=== SOURCE MATERIAL ===
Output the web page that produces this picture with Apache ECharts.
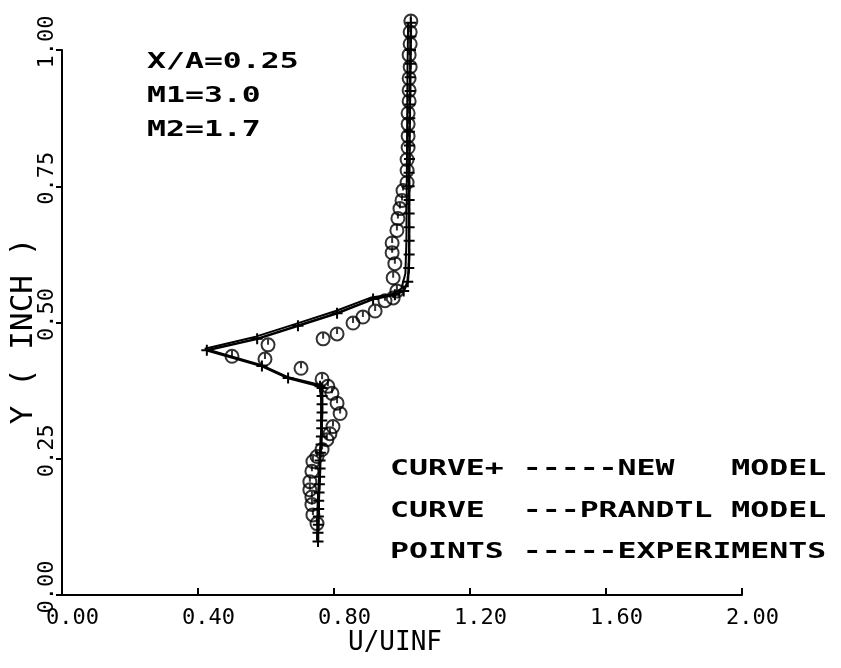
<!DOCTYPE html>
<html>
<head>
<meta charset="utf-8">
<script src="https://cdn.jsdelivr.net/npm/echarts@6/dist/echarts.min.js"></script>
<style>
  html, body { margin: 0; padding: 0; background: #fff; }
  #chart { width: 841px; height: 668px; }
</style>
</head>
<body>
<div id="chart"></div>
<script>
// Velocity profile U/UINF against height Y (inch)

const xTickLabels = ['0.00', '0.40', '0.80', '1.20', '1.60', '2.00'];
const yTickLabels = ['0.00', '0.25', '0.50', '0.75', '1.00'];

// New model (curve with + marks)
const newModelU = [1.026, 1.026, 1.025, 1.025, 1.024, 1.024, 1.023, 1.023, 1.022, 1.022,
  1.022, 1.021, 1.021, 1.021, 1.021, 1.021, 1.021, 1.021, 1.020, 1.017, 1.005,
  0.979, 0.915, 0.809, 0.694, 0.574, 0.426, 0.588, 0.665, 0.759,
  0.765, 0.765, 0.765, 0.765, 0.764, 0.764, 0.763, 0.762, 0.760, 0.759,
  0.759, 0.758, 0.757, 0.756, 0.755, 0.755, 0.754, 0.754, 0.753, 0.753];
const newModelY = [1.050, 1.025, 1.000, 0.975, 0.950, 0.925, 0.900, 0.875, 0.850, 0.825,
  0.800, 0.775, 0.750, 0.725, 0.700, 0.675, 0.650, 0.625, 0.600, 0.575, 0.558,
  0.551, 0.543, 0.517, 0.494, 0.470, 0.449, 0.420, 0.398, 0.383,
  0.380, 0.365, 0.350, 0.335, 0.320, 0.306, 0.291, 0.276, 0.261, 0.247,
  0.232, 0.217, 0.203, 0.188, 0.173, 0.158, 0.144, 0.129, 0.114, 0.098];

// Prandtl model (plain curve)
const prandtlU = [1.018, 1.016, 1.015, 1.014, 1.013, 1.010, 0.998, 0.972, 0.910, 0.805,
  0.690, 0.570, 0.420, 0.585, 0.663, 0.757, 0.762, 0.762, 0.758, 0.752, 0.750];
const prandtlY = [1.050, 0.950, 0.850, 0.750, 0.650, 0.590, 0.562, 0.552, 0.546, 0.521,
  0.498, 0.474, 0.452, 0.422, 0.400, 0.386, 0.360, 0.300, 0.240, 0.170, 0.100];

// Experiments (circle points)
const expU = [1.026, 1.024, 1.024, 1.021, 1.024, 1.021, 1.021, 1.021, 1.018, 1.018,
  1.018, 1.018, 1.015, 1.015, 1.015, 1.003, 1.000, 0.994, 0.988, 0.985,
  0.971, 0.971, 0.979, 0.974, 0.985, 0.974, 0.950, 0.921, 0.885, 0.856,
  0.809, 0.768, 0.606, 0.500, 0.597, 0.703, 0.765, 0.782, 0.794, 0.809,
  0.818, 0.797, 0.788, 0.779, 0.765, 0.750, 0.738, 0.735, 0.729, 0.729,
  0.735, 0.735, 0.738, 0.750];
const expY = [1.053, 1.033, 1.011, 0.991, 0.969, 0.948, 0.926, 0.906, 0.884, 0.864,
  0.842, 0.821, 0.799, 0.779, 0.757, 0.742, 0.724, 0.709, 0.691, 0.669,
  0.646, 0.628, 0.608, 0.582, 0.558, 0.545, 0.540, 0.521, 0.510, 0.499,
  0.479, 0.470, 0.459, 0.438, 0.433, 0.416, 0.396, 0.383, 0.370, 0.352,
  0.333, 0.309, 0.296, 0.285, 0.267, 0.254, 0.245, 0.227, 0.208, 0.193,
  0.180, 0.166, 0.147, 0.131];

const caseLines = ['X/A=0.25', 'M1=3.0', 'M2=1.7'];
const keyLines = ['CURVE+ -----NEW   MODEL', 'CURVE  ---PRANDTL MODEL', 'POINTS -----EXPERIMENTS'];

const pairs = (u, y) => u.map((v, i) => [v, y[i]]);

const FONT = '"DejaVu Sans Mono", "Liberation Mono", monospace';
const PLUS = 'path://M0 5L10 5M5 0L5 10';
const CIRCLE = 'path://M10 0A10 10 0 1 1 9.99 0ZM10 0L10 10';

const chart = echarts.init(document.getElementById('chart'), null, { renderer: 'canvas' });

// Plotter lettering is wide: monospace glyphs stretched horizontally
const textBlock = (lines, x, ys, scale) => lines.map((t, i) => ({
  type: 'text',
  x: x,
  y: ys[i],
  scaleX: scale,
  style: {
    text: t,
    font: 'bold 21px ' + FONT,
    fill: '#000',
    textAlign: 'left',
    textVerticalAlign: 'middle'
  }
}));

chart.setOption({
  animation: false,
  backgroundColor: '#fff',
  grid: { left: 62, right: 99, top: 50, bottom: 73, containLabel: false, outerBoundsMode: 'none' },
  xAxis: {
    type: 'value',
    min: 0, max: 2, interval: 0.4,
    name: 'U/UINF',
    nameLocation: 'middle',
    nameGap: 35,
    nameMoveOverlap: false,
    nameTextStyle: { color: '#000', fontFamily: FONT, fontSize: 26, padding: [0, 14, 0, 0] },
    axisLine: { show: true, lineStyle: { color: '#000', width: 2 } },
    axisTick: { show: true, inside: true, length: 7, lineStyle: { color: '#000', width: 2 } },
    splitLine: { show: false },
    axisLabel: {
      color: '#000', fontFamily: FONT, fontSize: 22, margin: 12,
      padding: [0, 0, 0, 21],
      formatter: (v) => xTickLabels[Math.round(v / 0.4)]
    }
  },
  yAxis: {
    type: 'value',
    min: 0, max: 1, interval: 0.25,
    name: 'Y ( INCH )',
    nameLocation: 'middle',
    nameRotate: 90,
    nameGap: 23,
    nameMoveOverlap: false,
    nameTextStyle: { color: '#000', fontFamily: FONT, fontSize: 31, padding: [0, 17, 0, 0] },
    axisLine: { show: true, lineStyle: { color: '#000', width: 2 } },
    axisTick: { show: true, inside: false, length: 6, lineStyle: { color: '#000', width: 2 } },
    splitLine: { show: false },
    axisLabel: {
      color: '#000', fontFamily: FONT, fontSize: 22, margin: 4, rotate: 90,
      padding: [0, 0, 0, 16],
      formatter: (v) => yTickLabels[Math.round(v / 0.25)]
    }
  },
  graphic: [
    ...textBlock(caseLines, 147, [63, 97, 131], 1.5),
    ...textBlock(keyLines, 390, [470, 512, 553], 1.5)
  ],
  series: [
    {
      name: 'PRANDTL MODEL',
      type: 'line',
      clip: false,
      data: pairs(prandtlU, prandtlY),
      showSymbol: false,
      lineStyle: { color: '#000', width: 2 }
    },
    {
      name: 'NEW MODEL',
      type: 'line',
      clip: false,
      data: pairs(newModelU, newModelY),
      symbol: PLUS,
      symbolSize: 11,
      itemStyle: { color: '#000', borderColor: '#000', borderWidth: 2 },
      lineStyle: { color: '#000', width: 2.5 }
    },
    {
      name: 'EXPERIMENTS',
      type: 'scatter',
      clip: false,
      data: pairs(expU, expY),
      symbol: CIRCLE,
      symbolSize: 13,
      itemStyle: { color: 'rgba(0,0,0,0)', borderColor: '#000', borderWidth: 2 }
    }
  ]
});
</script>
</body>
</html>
===
AIM OF THE EXERCISE: Everything from the first line of the listing above through the line that contains "const yTickLabels = ['0.00', '0.25', '0.50', '0.75', '1.00'];" is to be restated word for word, minus the pictures.

TASK SOLUTION:
Output the web page that produces this picture with Apache ECharts.
<!DOCTYPE html>
<html>
<head>
<meta charset="utf-8">
<script src="https://cdn.jsdelivr.net/npm/echarts@6/dist/echarts.min.js"></script>
<style>
  html, body { margin: 0; padding: 0; background: #fff; }
  #chart { width: 841px; height: 668px; }
</style>
</head>
<body>
<div id="chart"></div>
<script>
// Velocity profile U/UINF against height Y (inch)

const xTickLabels = ['0.00', '0.40', '0.80', '1.20', '1.60', '2.00'];
const yTickLabels = ['0.00', '0.25', '0.50', '0.75', '1.00'];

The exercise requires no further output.